The secret to getting through lockdown: helping others
8 May 2020
New York-born PhD candidate Kelly Misiti has been hit hard by the impact of Covid-19, awaiting news from her family while she watches the tragic events unfold from the other side of the world. But there’s one thing that gets her through – helping others.
The Doctor of Philosophy in Education candidate is filling her days with tasks that bring joy to other people – supporting other postgraduate students with their studies, developing curriculum designs for primary school students and keeping residents in the university halls motivated – all the while balancing her own studies.
“I’ve lost a few people to the virus back home and it’s definitely really hard to be so far away from the people you love during a time like this,” says Kelly. “But keeping a good mentality, staying positive and busy, and focusing my energy on helping other people is the best thing for me to do right now.”
Kelly is the Vice President for the Education and Social Work branch of the Postgraduate Students’ Association, a group designed to strengthen the postgraduate community at the University of Auckland. She’s also a resident adviser at the University’s accommodation, where she is keeping other students’ spirits high by creating videos with tips and tricks for maintaining physical and mental wellbeing, and hosting online cooking clinics.
“Quite a few people have stopped me to tell me that the clinics have been helpful – it’s great to have that feedback and know that I’m doing something meaningful for them.”
Kelly balances this with her work EduExperts, where she is currently running online English and reading lessons for a class of mostly international students. She helps develop curriculums for the centre’s speech and debate courses, as well as Year 5 and 6 English.
I feel really lucky to be in a position where I can make a difference, and I just
can’t imagine living in a world where you don’t help people in need.
Alongside her other commitments, Kelly is a PhD candidate at the Faculty of Education and Social Work, where she is aiming to address a gap in curriculum design for former refugee background students.
“Right now, former refugee students aren’t really considered in the policy for ESOL curriculum – we tend to teach all English language learners the same way,” Kelly says. “But when you have students with different cultural, educational and emotional backgrounds, that doesn’t work. My research is aiming to figure out how we can make curriculums work better for these students.”

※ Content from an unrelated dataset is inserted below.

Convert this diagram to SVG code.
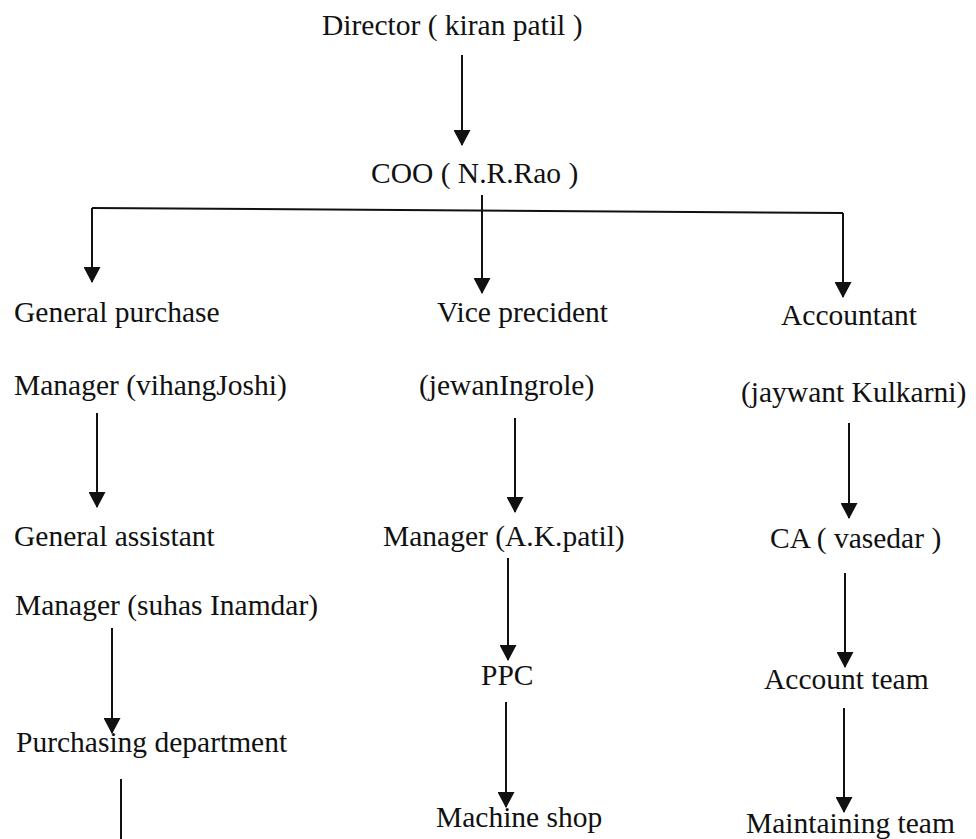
<svg xmlns="http://www.w3.org/2000/svg" width="976" height="839" viewBox="0 0 976 839">
  <defs>
    <!-- arrowhead drawn along +x so orient="auto" turns it to the line direction -->
    <marker id="arrowhead" markerUnits="userSpaceOnUse" markerWidth="16" markerHeight="17" refX="15" refY="8.5" orient="auto" viewBox="0 0 16 17">
      <path d="M0,0 L16,8.5 L0,17 Z" fill="#111"/>
    </marker>
  </defs>
  <style>
    .label { font-family: "Liberation Serif", "Times New Roman", serif; font-size: 29.5px; fill: #111; }
    .link { stroke: #111; stroke-width: 2; fill: none; }
    .arrow { marker-end: url(#arrowhead); }
  </style>
  <rect width="976" height="839" fill="#fff"/>

  <!-- connectors -->
  <g id="connectors">
    <line class="link arrow" x1="462" y1="55" x2="462" y2="145"/>
    <line class="link" x1="92" y1="208" x2="843" y2="213"/>
    <line class="link arrow" x1="92" y1="208" x2="92" y2="282"/>
    <line class="link arrow" x1="482" y1="195" x2="482" y2="293"/>
    <line class="link arrow" x1="843" y1="213" x2="843" y2="297"/>
    <!-- purchase branch -->
    <line class="link arrow" x1="97" y1="413" x2="97" y2="507"/>
    <line class="link arrow" x1="112" y1="628" x2="112" y2="733"/>
    <line class="link" x1="121" y1="779" x2="121" y2="839"/>
    <!-- vice president branch -->
    <line class="link arrow" x1="515" y1="418" x2="515" y2="512"/>
    <line class="link arrow" x1="508" y1="558" x2="508" y2="660"/>
    <line class="link arrow" x1="506" y1="702" x2="506" y2="807"/>
    <!-- accounts branch -->
    <line class="link arrow" x1="849" y1="423" x2="849" y2="518"/>
    <line class="link arrow" x1="845" y1="573" x2="845" y2="667"/>
    <line class="link arrow" x1="844" y1="708" x2="844" y2="812"/>
  </g>

  <g id="director"><text class="label" x="322" y="35">Director ( kiran patil )</text></g>
  <g id="coo"><text class="label" x="371" y="183">COO ( N.R.Rao )</text></g>

  <g id="general-purchase"><text class="label" x="14" y="322">General purchase</text></g>
  <g id="manager-vihang"><text class="label" x="14" y="395">Manager (vihangJoshi)</text></g>
  <g id="general-assistant"><text class="label" x="14" y="546">General assistant</text></g>
  <g id="manager-suhas"><text class="label" x="15" y="615">Manager (suhas Inamdar)</text></g>
  <g id="purchasing-department"><text class="label" x="16" y="752">Purchasing department</text></g>

  <g id="vice-president"><text class="label" x="437" y="322">Vice precident</text></g>
  <g id="vp-name"><text class="label" x="419" y="395">(jewanIngrole)</text></g>
  <g id="manager-ak"><text class="label" x="383" y="546">Manager (A.K.patil)</text></g>
  <g id="ppc"><text class="label" x="481" y="685">PPC</text></g>
  <g id="machine-shop"><text class="label" x="436" y="827">Machine shop</text></g>

  <g id="accountant"><text class="label" x="781" y="325">Accountant</text></g>
  <g id="accountant-name"><text class="label" x="741" y="402">(jaywant Kulkarni)</text></g>
  <g id="ca"><text class="label" x="770" y="548">CA ( vasedar )</text></g>
  <g id="account-team"><text class="label" x="764" y="689">Account team</text></g>
  <g id="maintaining-team"><text class="label" x="746" y="833">Maintaining team</text></g>
</svg>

Her busy schedule requires meticulous planning and time management, but helping people has always been at the front of mind for Kelly.
“My grandfather taught me to root for the underdog from a young age. I feel really lucky to be in a position where I can make a difference, and I just can’t imagine living in a world where you don’t help people in need. There are so many people who are in need right now, and so many ways to help, so we can all do our bit!”